If nothing else, Cersei claimed to be pregnant earlier this season and having a fourth child would invalidate the part of Maggy’s prophecy the show did use. That kind of puts a ticking clock on killing the queen in accordance with the prophecy, which kind of hints at her dying sooner rather than later. The real question is: will her death come this season or next? The thing in favor of it being this week is that killing Cersei clears the way for next season to have everybody focus on the fight with the White Walkers.
Jaime’s also a big POV character and he’s had something of a redemption arc that could lead to him being spared. But if he ends up killing Cersei and his unborn child, it’s even odds if he decides to continue on or not.
We haven’t seen much of Varys other than to see him counseling Tyrion that he has to reign in Dany. But one big scene we have seen him in is when Melisandre went packing and she told him that she had “to die in this strange country. Just like you.” Varys urging Tyrion to act and Tyrion’s non-answer to Dany’s question about whether or not he was planning a trap for his sister could very well mean that Varys and Tyrion are working together on a contingency plan.
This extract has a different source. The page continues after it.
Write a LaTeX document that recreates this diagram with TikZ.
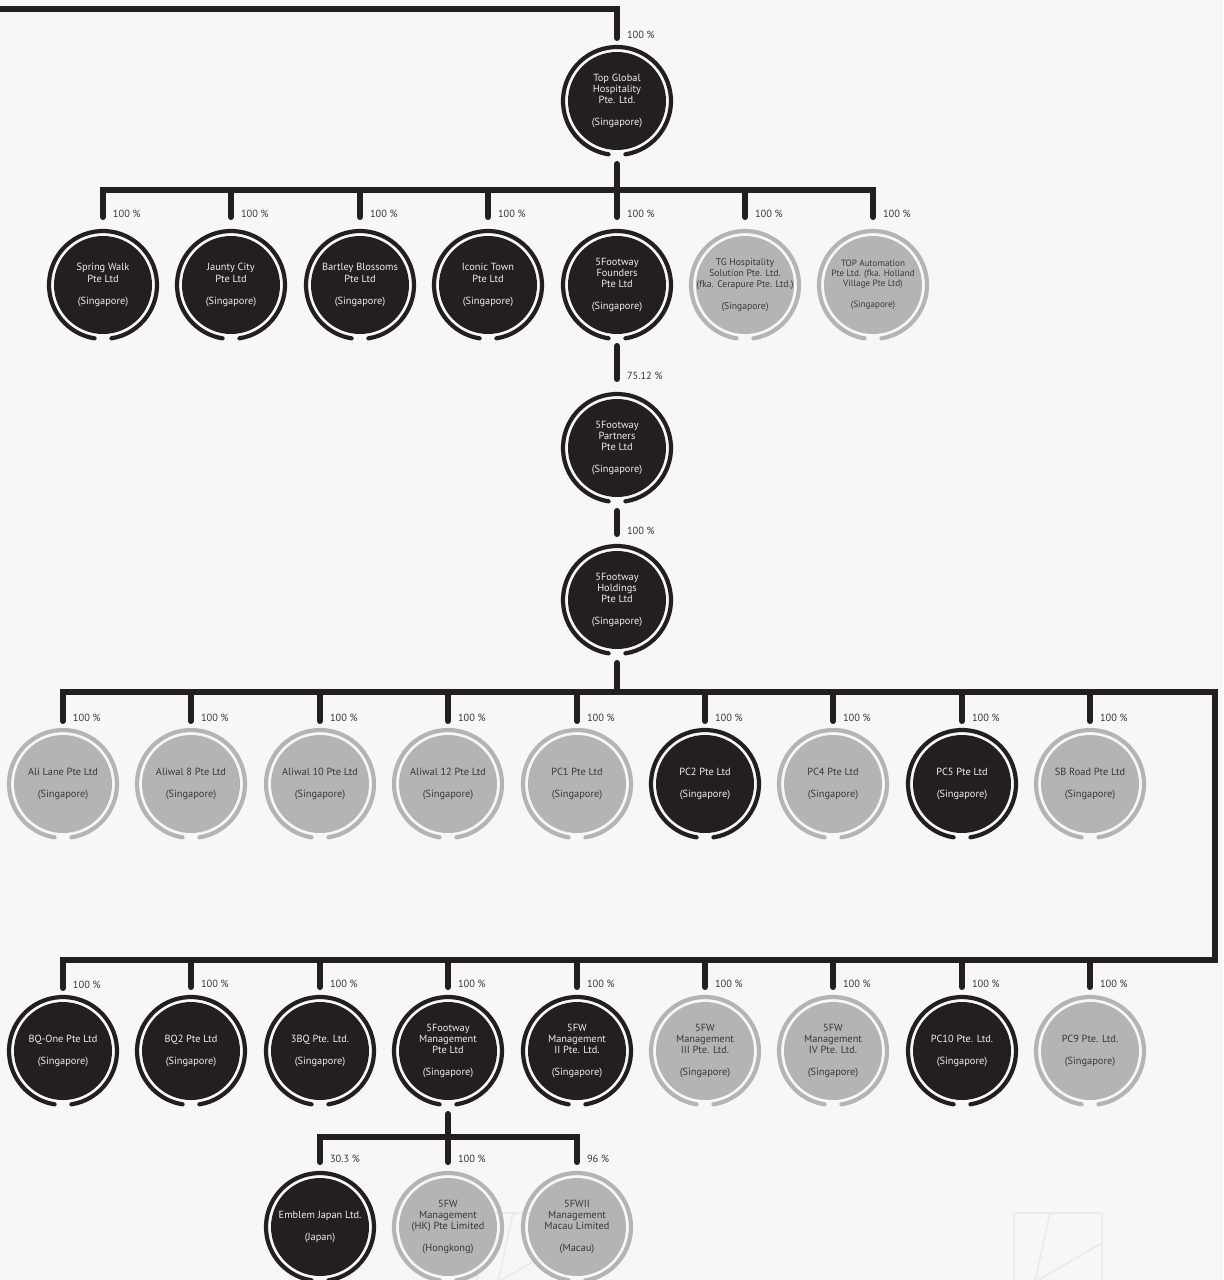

And Varys’ plans have included poison in the past.
Varys could be caught, or just get caught in the crossfire and die. While there is rampant fan speculation that Varys and Littlefinger still have a “game” to finish, the show seems to have abandoned that for a while now.
Gendry does have to die. This show shakes out with only one real claimant to the throne, and the endgame is so not Gendry. That said, it’s unlikely he dies before seeing Arya one last time.
If there is one thing we have learned from this show, it’s that Jon Snow’s plot armor is the thickest around and nothing, nothing, will kill him. At least not for long.